BIBLIOCLASTIA



Confieso que la frase me ha parecido una verdadera síntesis del tema, me refiero a la citada ya en la columna anterior y que pertenece al poeta romántico alemán Heinrich Heine: “Allí donde queman libros acaban quemando hombres”.

La biblioclastia es la purificación mediante la destrucción de libros que se consideran nocivos. Todos los biblioclastas son, en el fondo, fanáticos apocalípticos. La historia está llena de ejemplos. Se dice que en la antigüedad Platón quemó los libros del filósofo de los átomos, Demócrito. A fines del siglo XIX se creó en Estados Unidos “La Sociedad de Nueva York para la eliminación del vicio” regenteada por un fanático religioso llamado Anthony Constock, quien quemó junto a sus seguidores durante años más de cien mil kilos de libros y revistas.
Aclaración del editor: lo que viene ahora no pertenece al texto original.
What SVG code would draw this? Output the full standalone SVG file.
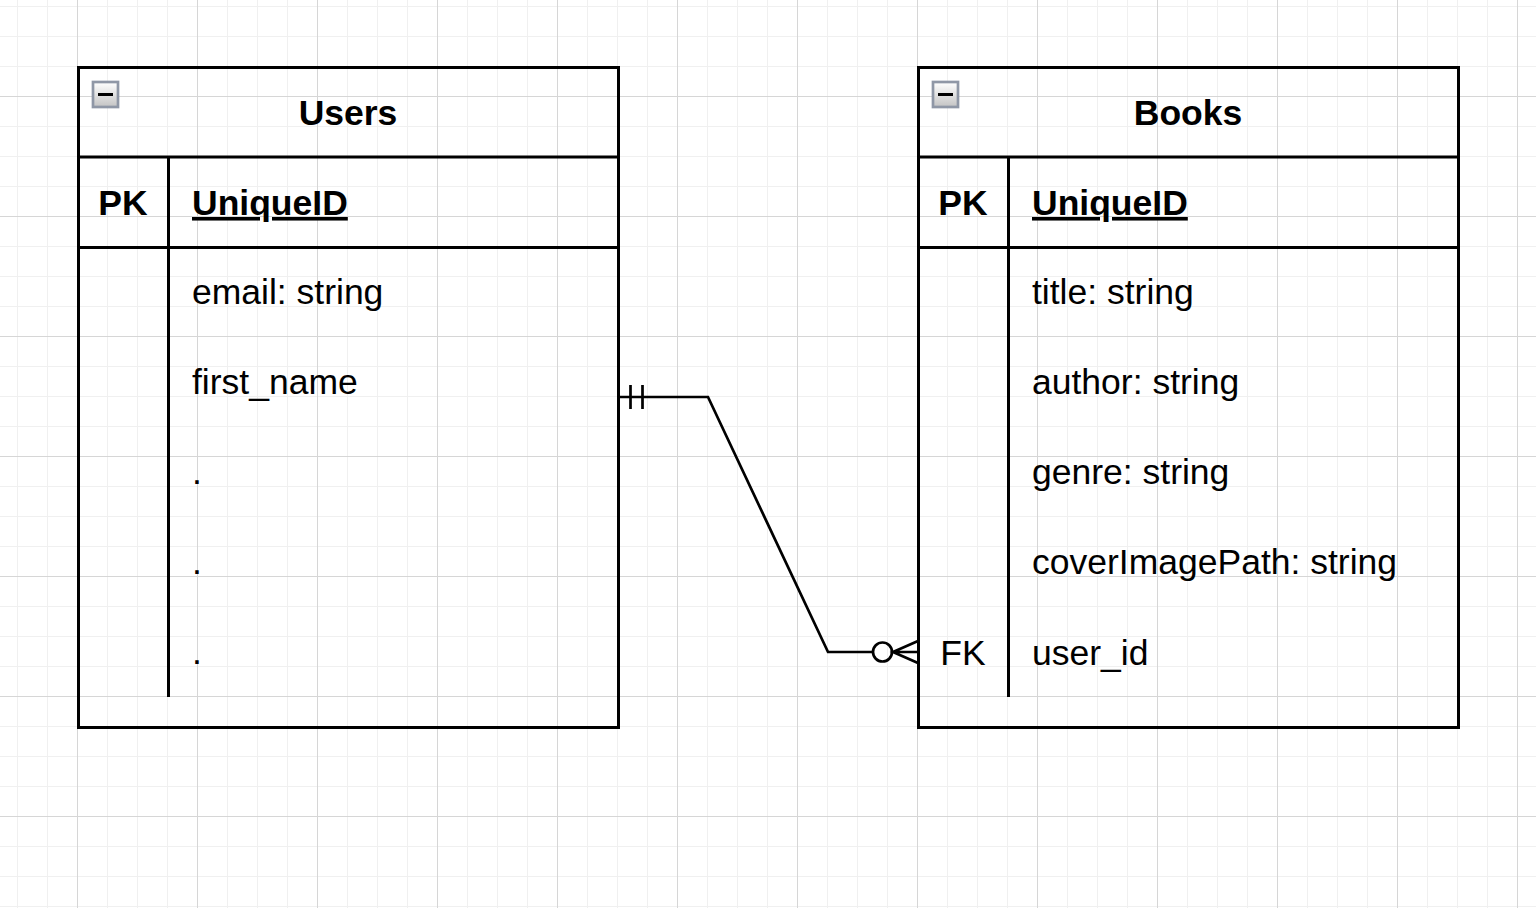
<svg xmlns="http://www.w3.org/2000/svg" width="1536" height="908" viewBox="0 0 1536 908">
<defs>
<pattern id="grid" x="77" y="96" width="120" height="120" patternUnits="userSpaceOnUse">
<path d="M30.5 0V120M60.5 0V120M90.5 0V120M0 30.5H120M0 60.5H120M0 90.5H120" stroke="#f0f0f0" stroke-width="1" fill="none"/>
<path d="M0.5 0V120M0 0.5H120" stroke="#d6d6d6" stroke-width="1" fill="none"/>
</pattern>
<linearGradient id="ig" x1="0" y1="0" x2="0" y2="1">
<stop offset="0" stop-color="#ffffff"/>
<stop offset="1" stop-color="#c4c4c4"/>
</linearGradient>
<g id="icon">
<rect x="0" y="0" width="25" height="25" fill="url(#ig)" stroke="#8f97a6" stroke-width="2.7"/>
<path d="M5 12.5H20" stroke="#000" stroke-width="3"/>
</g>
</defs>
<style>
.b{fill:none;stroke:#000;stroke-width:3}
.t{font-family:"Liberation Sans",Arial,sans-serif;font-size:35.5px;fill:#000}
.h{font-weight:bold}
.c{text-anchor:middle}
.u{text-decoration:underline}
.cn{fill:none;stroke:#000;stroke-width:2.7}
</style>
<rect width="1536" height="908" fill="#fff"/>
<rect width="1536" height="908" fill="url(#grid)"/>
<g id="users">
<rect x="78.5" y="67.5" width="540" height="660" fill="#fff" class="b"/>
<path d="M78.5 157H618.5M78.5 247.5H618.5M168.5 157V697" class="b"/>
<use href="#icon" x="93" y="82"/>
<text x="348" y="125" class="t h c">Users</text>
<text x="123" y="215" class="t h c">PK</text>
<text x="192" y="215" class="t h u">UniqueID</text>
<text x="192" y="304" class="t">email: string</text>
<text x="192" y="394" class="t">first_name</text>
<text x="192" y="484" class="t">.</text>
<text x="192" y="574" class="t">.</text>
<text x="192" y="664" class="t">.</text>
</g>
<g id="books">
<rect x="918.5" y="67.5" width="540" height="660" fill="#fff" class="b"/>
<path d="M918.5 157H1458.5M918.5 247.5H1458.5M1008.5 157V697" class="b"/>
<use href="#icon" x="933" y="82"/>
<text x="1188" y="125" class="t h c">Books</text>
<text x="963" y="215" class="t h c">PK</text>
<text x="1032" y="215" class="t h u">UniqueID</text>
<text x="1032" y="304" class="t">title: string</text>
<text x="1032" y="394" class="t">author: string</text>
<text x="1032" y="484" class="t">genre: string</text>
<text x="1032" y="574" class="t">coverImagePath: string</text>
<text x="963" y="665" class="t c">FK</text>
<text x="1032" y="665" class="t">user_id</text>
</g>
<g id="connectors">
<path d="M618.5 397H708L828 652H873" class="cn"/>
<path d="M630.5 385V409M642.5 385V409" class="cn"/>
<circle cx="882.5" cy="652" r="9.5" class="cn"/>
<path d="M918 641L893 652L918 663M892 652H918" class="cn"/>
</g>
</svg>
En la contemporaneidad la destrucción de libros tiene que ver no tanto con lo religioso sino con lo político. En la Francia revolucionaria son destruidos y desaparecen miles de libros en nombre del progreso. Lo mismo sucede en la España republicana donde, producto de un odio atávico la historia se invierte, son saqueados iglesias y conventos y entregados al fuego miles de libros y documentos eclesiásticos.

Las guerras brutales del siglo XX contribuyeron a la destrucción de más de un centenar de millones de ejemplares en las bibliotecas de Inglaterra, de Alemania, Francia y el resto de Europa. Los comunistas arrasaron con innumerables bibliotecas en los países del Este, paralelamente con la caída de estos regímenes en muchos de estos lugares, como en Rumania, se eliminaron miles de volúmenes de la universidad estatal.

Hay también ejemplos ilustres en la ficción y por suerte más inofensivos aunque tenebrosos. Ray Bradbury escribió una novela de ciencia ficción llamada “Fahrenheit 451”, en ella leer está prohibido y paradójicamente son los bomberos los encargados de confiscar y eliminar los libros mediante el fuego. Al fuego van a parar los libros de caballerías de la biblioteca del Alonso Quijano, libros acusados por el cura, el barbero, su sobrina y su ama de llaves de haberlo vuelto loco, de convertirlo en Don Quijote. La biblioteca del capitán Nemo, el protagonista de la novela de Julio Verne “20.000 leguas de viaje submarino” corre la misma suerte y se pierden en ella los misteriosos tratados filosóficos.

Y hay ejemplos cercanos y dolorosos. Innumerables fueron los ejemplares destruidos por la última dictadura militar. Innumerables las bibliotecas populares, estatales, privadas que vieron cómo se perdían para siempre ediciones irrecuperables. El 26 de junio de 1978, en un baldío de Sarandí, se quemaron por orden de un juez de la dictadura más de medio millón de libros y fascículos del Centro Editor de América Latina, uno de los proyectos culturales más importantes gestados en nuestro país.

Todavía muchos amigos y amigas, colegas, refieren, a veces con lágrimas, la autodestrucción obligada de parte de sus bibliotecas durante la última dictadura. Muchos libros amados terminaron quemados, aunque la mayoría de quienes me han contado su triste experiencia optaron por devolverlos a la tierra. Enterrados en baldíos, jardines, chacras, esos libros son una especie de cementerio del espíritu.